# Windows 8



## PressurePros (May 6, 2007)

I have a new computer coming tomorrow and Windows 8 is the OS. Like everyone, I am a little apprehensive of radical change. The reviews from many say it is very different from what PC users are familiar with. Anyone out there using it? What do you think of it?


----------



## Rbriggs82 (Jul 9, 2012)

I haven't made the jump yet. My brother inlaw did and said it takes a little getting used to but overall he's happy with it.


----------



## Epoxy Pro (Oct 7, 2012)

I can get a free upgrade for my laptop but not sure I want to upgrade yet. I am holding off because of friends that says it still doesn't recognize some older software, since I had to upgrade that for my laptop I am not ready to try 8 yet


----------



## PressurePros (May 6, 2007)

The software compatibility issue is definitely a concern. If it's a problem with Photoshop or other expensive wares I'll partition the drive or run an external for different booting drives and OS's.


----------



## Workaholic (Apr 17, 2007)

Windows 8 is very cloud based and touch screen. If you are already into that or are interested in those attributes it will should be nice for sure, if you are into banging away on the keyboard, dragging the mouse, and unsure of the cloud then you might not be interested initially. Much like any change that is an upgrade one will get used to it. 

Let us know how you like it.


----------



## cdaniels (Oct 20, 2012)

I'm still using an old windows xp computer and I can barely operate that.


----------



## ewingpainting.net (Jun 2, 2008)

my daughter is very heavy into photo shop. she said it worked fine just have to get the update.


----------



## PressurePros (May 6, 2007)

Gabe, the lack of a start button is the biggest complaint I have read. A few people suggested some software that can give you the traditional look. Thanks for the feedback, gents.


----------



## straight_lines (Oct 17, 2007)

PressurePros said:


> I have a new computer coming tomorrow and Windows 8 is the OS. Like everyone, I am a little apprehensive of radical change.
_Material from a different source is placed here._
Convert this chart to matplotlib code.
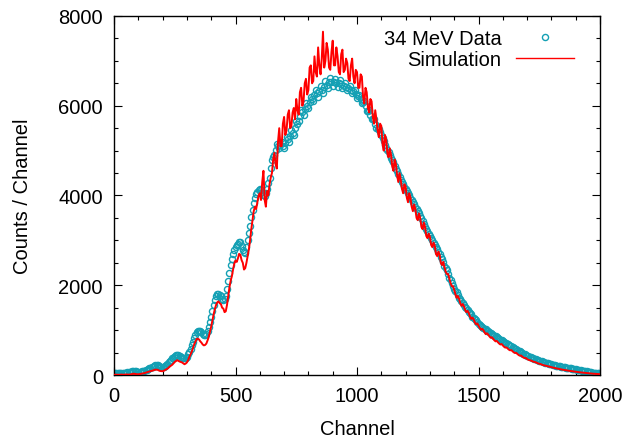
import numpy as np
import matplotlib
matplotlib.use("Agg")
import matplotlib.pyplot as plt

channel = np.arange(0, 2001, 5)

data_counts = [
    45, 52, 55, 48, 50, 47, 45, 52, 55, 50, 50, 56, 60, 68, 75, 90, 100, 95, 85, 75,
    70, 70, 75, 82, 85, 95, 105, 118, 130, 145, 160, 172, 185, 200, 215, 222, 225, 205, 185, 178,
    175, 188, 205, 230, 255, 285, 310, 340, 370, 398, 420, 440, 455, 445, 430, 405, 380, 372, 370, 388,
    410, 460, 520, 590, 660, 740, 820, 890, 950, 975, 990, 975, 950, 915, 890, 900, 920, 990, 1080, 1180,
    1300, 1430, 1560, 1670, 1760, 1800, 1810, 1790, 1750, 1700, 1680, 1700, 1760, 1920, 2100, 2280, 2450, 2590, 2700, 2790,
    2850, 2900, 2930, 2960, 2960, 2880, 2780, 2730, 2720, 2850, 3000, 3160, 3330, 3510, 3680, 3830, 3950, 4030, 4080, 4120,
    4150, 4120, 4080, 4020, 3980, 4050, 4150, 4280, 4400, 4620, 4800, 4860, 4900, 5020, 5150, 5100, 5050, 5120, 5200, 5100,
    5050, 5180, 5300, 5250, 5200, 5330, 5450, 5400, 5350, 5500, 5650, 5600, 5650, 5780, 5900, 5850, 5800, 5930, 6050, 6000,
    5950, 6080, 6200, 6150, 6100, 6230, 6350, 6280, 6200, 6330, 6450, 6360, 6280, 6420, 6550, 6470, 6400, 6520, 6620, 6530,
    6450, 6520, 6600, 6510, 6420, 6500, 6580, 6490, 6400, 6450, 6500, 6420, 6350, 6400, 6450, 6360, 6280, 6320, 6350, 6260,
    6180, 6220, 6250, 6150, 6050, 6080, 6100, 5990, 5880, 5890, 5900, 5800, 5700, 5710, 5700, 5600, 5500, 5490, 5480, 5410,
    5350, 5290, 5220, 5130, 5050, 5010, 4970, 4900, 4840, 4790, 4740, 4660, 4590, 4540, 4490, 4410, 4340, 4300, 4260, 4200,
    4140, 4100, 4060, 4000, 3940, 3900, 3860, 3800, 3740, 3700, 3660, 3600, 3540, 3490, 3430, 3360, 3290, 3250, 3210, 3150,
    3090, 3050, 3010, 2950, 2890, 2850, 2810, 2750, 2690, 2640, 2590, 2510, 2440, 2390, 2330, 2250, 2170, 2120, 2060, 1990,
    1920, 1880, 1840, 1780, 1720, 1690, 1650, 1600, 1550, 1520, 1490, 1440, 1400, 1380, 1350, 1300, 1260, 1240, 1220, 1180,
    1140, 1115, 1100, 1075, 1055, 1035, 1015, 990, 970, 955, 935, 915, 895, 875, 858, 840, 822, 805, 790, 772,
    758, 740, 724, 706, 690, 672, 656, 638, 622, 606, 590, 574, 560, 543, 527, 510, 494, 478, 463, 447,
    432, 420, 407, 395, 383, 372, 361, 350, 340, 330, 320, 310, 301, 292, 284, 276, 268, 261, 254, 247,
    240, 232, 225, 218, 211, 204, 198, 192, 186, 180, 175, 170, 165, 160, 155, 150, 145, 140, 135, 130,
    125, 120, 115, 110, 105, 100, 95, 90, 85, 80, 75, 70, 65, 60, 55, 50, 46, 42, 38, 34,
    30,
]

sim_counts = [
    5, 6, 8, 5, 4, 7, 10, 8, 6, 9, 12, 10, 8, 11, 15, 22, 30, 25, 20, 17,
    15, 20, 25, 30, 35, 42, 50, 60, 70, 78, 85, 92, 100, 110, 120, 118, 115, 100, 90, 86,
    85, 95, 110, 125, 140, 165, 190, 210, 230, 260, 290, 310, 330, 315, 300, 290, 280, 260, 240, 255,
    280, 330, 400, 460, 520, 600, 680, 740, 800, 810, 790, 750, 720, 680, 660, 670, 700, 770, 850, 960,
    1080, 1220, 1350, 1470, 1560, 1620, 1640, 1600, 1580, 1500, 1480, 1400, 1420, 1560, 1750, 1950, 2100, 2200, 2350, 2480,
    2550, 2520, 2600, 2700, 2680, 2560, 2500, 2350, 2380, 2500, 2650, 2800, 3000, 3250, 3450, 3650, 3750, 3700, 3850, 4000,
    4050, 3900, 4300, 4550, 3900, 3750, 4100, 4000, 4250, 4400, 4500, 4800, 4950, 4700, 4600, 5200, 5500, 5100, 5100, 5600,
    5750, 5350, 5450, 5800, 5900, 5500, 5550, 5850, 5950, 5700, 6150, 5900, 5800, 6300, 6400, 6000, 6100, 6500, 6600, 6250,
    6350, 6850, 6900, 6500, 6550, 7100, 6750, 6650, 7300, 6900, 6700, 7050, 7650, 6850, 7000, 7400, 7250, 6850, 6800, 7200,
    7450, 6900, 6900, 7300, 7100, 6750, 6700, 7150, 7250, 6750, 6800, 7050, 6950, 6600, 6550, 6900, 7050, 6650, 6500, 6800,
    6750, 6400, 6400, 6700, 6650, 6200, 6050, 6400, 6300, 5950, 5850, 6150, 6100, 5750, 5600, 5900, 5700, 5450, 5300, 5600,
    5550, 5150, 5000, 5350, 5250, 4950, 4850, 5050, 4900, 4650, 4550, 4800, 4700, 4450, 4300, 4500, 4350, 4150, 4050, 4250,
    4200, 3950, 3850, 4050, 3950, 3750, 3650, 3800, 3700, 3500, 3450, 3600, 3500, 3300, 3250, 3400, 3300, 3100, 3050, 3150,
    3080, 2900, 2850, 2950, 2880, 2700, 2650, 2750, 2680, 2500, 2450, 2520, 2400, 2300, 2250, 2250, 2150, 2050, 1980, 1980,
    1900, 1800, 1720, 1760, 1700, 1600, 1540, 1580, 1530, 1450, 1400, 1430, 1380, 1300, 1250, 1280, 1240, 1170, 1130, 1150,
    1100, 1050, 1010, 1030, 1000, 950, 910, 930, 900, 860, 830, 840, 810, 775, 750, 760, 730, 700, 680, 690,
    660, 630, 610, 615, 590, 565, 550, 555, 530, 505, 490, 495, 470, 445, 430, 435, 410, 390, 375, 380,
    355, 340, 330, 325, 310, 300, 290, 285, 270, 260, 250, 245, 232, 222, 215, 210, 200, 192, 186, 180,
    172, 166, 160, 154, 148, 142, 136, 130, 125, 120, 115, 110, 105, 100, 96, 92, 88, 84, 80, 76,
    72, 68, 65, 62, 58, 55, 52, 49, 46, 43, 40, 37, 35, 32, 30, 28, 26, 24, 22, 20,
    18,
]

plt.rcParams['font.family'] = ['Liberation Sans', 'DejaVu Sans']
plt.rcParams['font.size'] = 14.5

fig = plt.figure(figsize=(6.25, 4.39), dpi=100)
ax = fig.add_axes([0.1824, 0.1435, 0.7776, 0.8178])

ax.plot(channel, data_counts, linestyle='none', marker='o', markersize=4.4,
        markerfacecolor='none', markeredgecolor='#14a0b4', markeredgewidth=1.0,
        label='34 MeV Data', zorder=2)
ax.plot(channel, sim_counts, color='#ff0000', linewidth=1.4,
        label='Simulation', zorder=3)

ax.set_xlim(0, 2000)
ax.set_ylim(0, 8000)
ax.set_xticks([0, 500, 1000, 1500, 2000])
ax.set_xticks(np.arange(0, 2001, 100), minor=True)
ax.set_yticks([0, 2000, 4000, 6000, 8000])
ax.set_yticks(np.arange(0, 8001, 500), minor=True)
ax.tick_params(which='both', direction='in', top=True, right=True, width=0.8)
ax.tick_params(which='major', length=5.8, pad=8)
ax.tick_params(which='minor', length=2.9)
for s in ax.spines.values():
    s.set_linewidth(1.0)

ax.set_xlabel('Channel', labelpad=10)
ax.set_ylabel('Counts / Channel', labelpad=19)

leg = ax.legend(loc='upper right', bbox_to_anchor=(0.9465, 0.965), frameon=False,
                markerfirst=False, handlelength=2.9, handletextpad=0.7,
                borderpad=0, borderaxespad=0, labelspacing=0.12)
leg.get_lines()[1].set_linewidth(1.0)

fig.savefig('out.png', dpi=100)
The reviews from many say it is very different from what PC users are familiar with. Anyone out there using it? What do you think of it?
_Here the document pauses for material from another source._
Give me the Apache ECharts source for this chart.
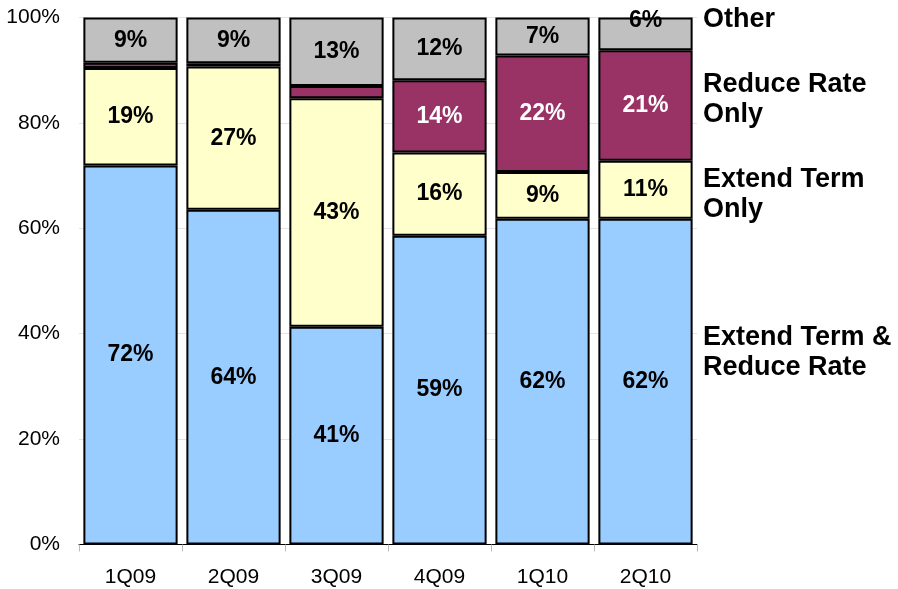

I have heard of lots of driver stability issues, but most prebuilt oem computers should be stable. That will improve over time, its usually that way when a new os is released. Takes time for nvidia, and amd to get their graphics drivers up to snuff.

If you want the start screen back then try Start8. Several friends I trust suggested it, and the company that makes it Stardock is very good. I haven't taken the time to install it on anything. Have had a copy since it was released.

http://www.stardock.com/products/start8/


----------



## VanDamme (Feb 13, 2010)

Start8 is good. Purchased it for $4.99 for the kids computer.

Classic Shell is also good and free: http://www.classicshell.net/


----------



## PressurePros (May 6, 2007)

After a few days with Windows 8.. no issues. Its not really that different.


----------